By Joseph on Thursday, 25 February 2021
Category: Race, Culture, Nation

A Professorship in Critical Race Theory: Money for Jam By James Reed

There is a big concern about critical race theory by conservatives, you know, race is a social construction until reparations are doled out, and punishment and guilt delivered, then selected races exist. Races contradictorily exist for the purposes of race hate law too. Oh well, no matter, start up a professorial chair.

 

https://www.thecollegefix.com/boston-university-law-school-creates-first-critical-race-theory-professorship-in-the-country/

“Boston University’s law school recently announced its inaugural appointment for a professorship focused on critical race theory and antiracism, the first of its kind in the country.

The private university selected Angela Onwuachi-Willig, the law school dean, as the first Ryan Roth Gallo and Ernest J. Gallo Professor. The Gallos endowed the position with a $3 million gift, according to the Bostonia, the university’s alumni magazine.

“As we have seen for many years, and increasingly over the past summer, our country needs some new and innovative ideas about how to meet the ideal of equal justice for all,” Ryan Roth Gallo said in a statement to the alumni magazine.
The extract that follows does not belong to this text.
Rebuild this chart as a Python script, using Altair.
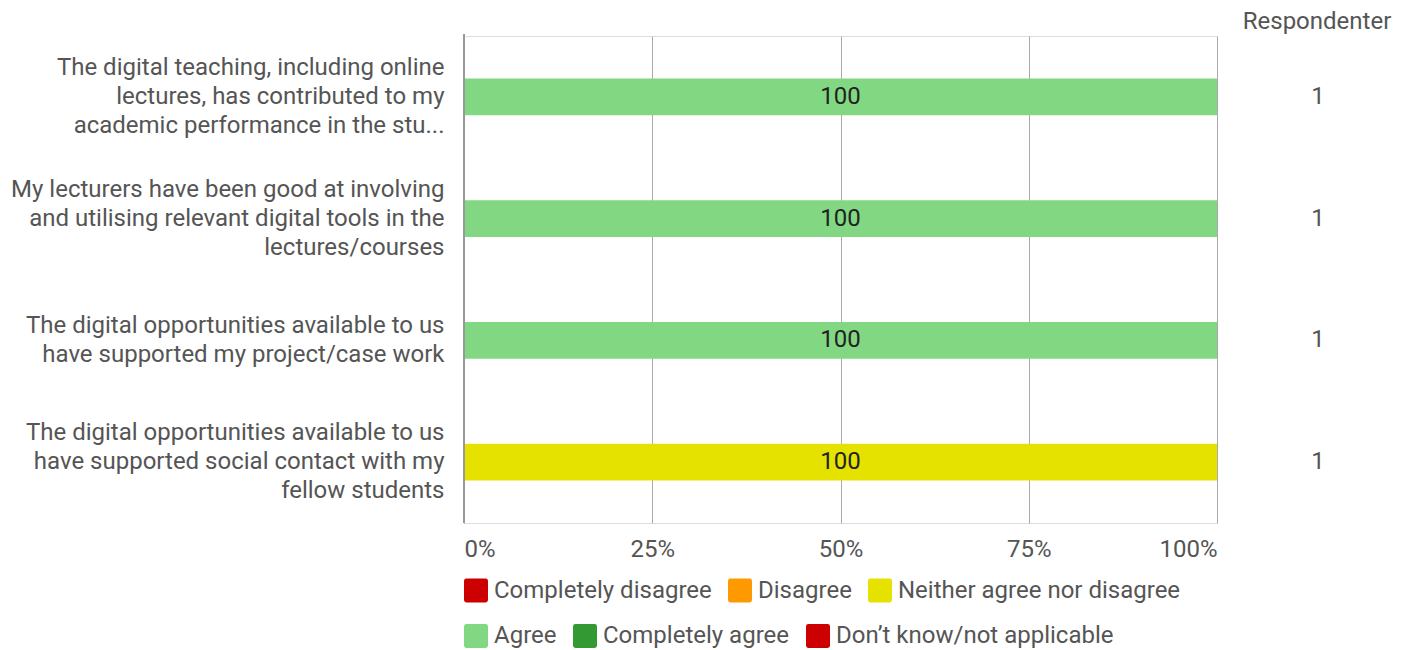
import altair as alt
import pandas as pd

questions = [
    "The digital teaching, including online|lectures, has contributed to my|academic performance in the stu...",
    "My lecturers have been good at involving|and utilising relevant digital tools in the|lectures/courses",
    "The digital opportunities available to us|have supported my project/case work",
    "The digital opportunities available to us|have supported social contact with my|fellow students",
]
answers = ["Agree", "Agree", "Agree", "Neither agree nor disagree"]
percents = [100, 100, 100, 100]
respondents = [1, 1, 1, 1]

categories = [
    "Completely disagree", "Disagree", "Neither agree nor disagree",
    "Agree", "Completely agree", "Don\u2019t know/not applicable",
]
colors = ["#cc0000", "#ff9900", "#e6e200", "#82d882", "#339933", "#cc0000"]
x_ticks = [0, 25, 50, 75, 100]
header = "Respondenter"

df = pd.DataFrame({
    "question": questions,
    "answer": answers,
    "pct": percents,
    "n": respondents,
})

FONT = "Roboto"
FS = 24
TXT = "#555555"
LH = 29

rounded = ("M -0.8,-1 L 0.8,-1 Q 1,-1 1,-0.8 L 1,0.8 Q 1,1 0.8,1 "
           "L -0.8,1 Q -1,1 -1,0.8 L -1,-0.8 Q -1,-1 -0.8,-1 Z")

y_enc = alt.Y(
    "question:N", sort=questions, title=None,
    scale=alt.Scale(paddingInner=0.7, paddingOuter=0.35),
    axis=alt.Axis(
        labelExpr="split(datum.label, '|')", labelFont=FONT, labelFontSize=FS,
        labelColor=TXT, labelLineHeight=LH, labelPadding=20, labelLimit=700,
        labelBaseline="middle",
        labelOffset={
            "condition": {
                "test": "length(split(datum.label, '|')) == 2",
                "value": -LH / 2,
            },
            "value": -LH,
        },
        ticks=False, domain=False, grid=False,
    ),
)


def legend_for(vals, ly):
    return alt.Legend(
        title=None, orient="none", legendX=0, legendY=ly,
        direction="horizontal", values=vals,
        labelFont=FONT, labelFontSize=FS, labelColor=TXT,
        symbolType=rounded, symbolSize=576, symbolStrokeWidth=0,
        symbolOpacity=1, labelOffset=6, columnPadding=16,
        labelLimit=500,
    )


color_scale = alt.Scale(domain=categories, range=colors)

base = alt.Chart(df)

bars = base.mark_bar().encode(
    x=alt.X(
        "pct:Q", title=None, stack=True,
        scale=alt.Scale(domain=[0, 100], nice=False, zero=True),
        axis=alt.Axis(
            values=x_ticks, labelExpr="datum.value + '%'", labelFont=FONT,
            labelFontSize=FS, labelColor=TXT, labelPadding=14, labelFlush=True,
            ticks=False, domain=False, grid=True, gridColor="#aaaaaa",
            gridWidth=1,
        ),
    ),
    y=y_enc,
    color=alt.Color("answer:N", scale=color_scale,
                    legend=legend_for(categories[:3], 542.5)),
)

legend2 = base.mark_bar(opacity=0).encode(
    x=alt.X("pct:Q", stack=True),
    y=alt.Y("question:N", sort=questions),
    color=alt.Color("answer:N", scale=color_scale,
                    legend=legend_for(categories[3:], 588)),
)

labels = base.transform_calculate(mid="datum.pct / 2").mark_text(
    font=FONT, fontSize=FS, color="#222222", baseline="middle", align="center"
).encode(
    x=alt.X("mid:Q"),
    y=alt.Y("question:N", sort=questions),
    text=alt.Text("pct:Q"),
)

zero_line = base.mark_rule(color="#999999", strokeWidth=2).encode(
    x=alt.datum(0),
    y=alt.value(-2),
    y2=alt.value(487),
)

resp = base.mark_text(
    font=FONT, fontSize=FS, color=TXT, baseline="middle", align="center"
).encode(
    x=alt.value(854),
    y=alt.Y("question:N", sort=questions),
    text=alt.Text("n:Q"),
)

head = alt.Chart(pd.DataFrame({"h": [header]})).mark_text(
    font=FONT, fontSize=FS, color=TXT, baseline="middle", align="center"
).encode(
    x=alt.value(853),
    y=alt.value(-14),
    text="h:N",
)

chart = alt.layer(bars, legend2, zero_line, labels, resp, head).resolve_scale(
    color="independent"
).properties(
    width=753, height=487,
    padding={"left": 2, "top": 2, "right": 5, "bottom": 5},
).configure_view(stroke=None).configure(background="white")

chart.save("out.html", embed_options={"renderer": "svg", "actions": False})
She endowed the critical race theory position with her husband, Ernest.

She said she wants the antiracism chair to bring “new ideas that will lead to changes that promote justice for all.”

The professor “is a longtime advocate for building structures in academia that can enable individuals or institutions to overcome or tackle racism,” the university said.

The law school dean “founded the Lutie A. Lytle Black Women Law Faculty Workshop for mentoring current and aspiring women of color law faculty” in 2007.

Her bio describes her as a “renowned legal scholar and expert in critical race theory, employment discrimination, and family law.”

The law school dean would not provide comment to The College Fix, instead forwarding requests to media relations staffers who declined to comment on the dean’s appointment.

“Unfortunately, given current demands on the dean’s schedule, we are unable to accommodate your request at this time,” Jeremy Thompson, a university spokesperson told The Fix via email.

The Fix had asked about what role the dean played in the professorship selection process, if other professors had applied and what the university hopes this new position accomplishes.

However, one ethics expert we spoke to said that appointing the dean of the law school to a law professorship is not uncommon.

“This process likely involved the donor and the university president,” Don Heider told The Fix via a phone interview. Heider is the executive director of the Markkula Center for Applied Ethics at Santa Clara University where he also is a professor of social ethics.

He said it is likely Onwuachi-Willig would have had no say in the process.

The awarding of endowed chairs to deans is “commonplace” in universities, Heider said. In fact, the endowment itself, $3 million, “isn’t enough to start a professorship from scratch.”

Heider said that he sees this as a way for the university to retain Dean Onwuachi-Willig and university officials likely made the decision without her involvement.

History of supporting anti-racism

Onwuachi-Willig has been a vocal supporter of both the idea of systemic racism and anti-racism measures in the past including supporting critical race theory.

“Race and racism are basically baked into everything we do in our society,” the law school dean told The Boston Globe in September. “It’s embedded in our institutions. It’s embedded in our minds and hearts.”

The Globe featured Onwuachi-Willig comments in an article about former President Trump’s executive order prohibiting the teaching of critical race theory in federal agencies.

In the aftermath of the George Floyd killing in June, Willing said the laws and U.S. justice system are slanted against black individuals.

“There are also the myths that we tell ourselves in law that we’re supposed to be these completely neutral beings and that the law itself is completely neutral,” Onwuachi-Willig said in an interview with Slate.

People do this “[w]ithout recognizing the actors that wrote the laws,” she said and “without recognizing who was left out of the creation of those laws, without recognizing how precedent reifies the exclusion of certain voices from the creation of case law.”

What wonderful discipline law is, churning out pure grandeur.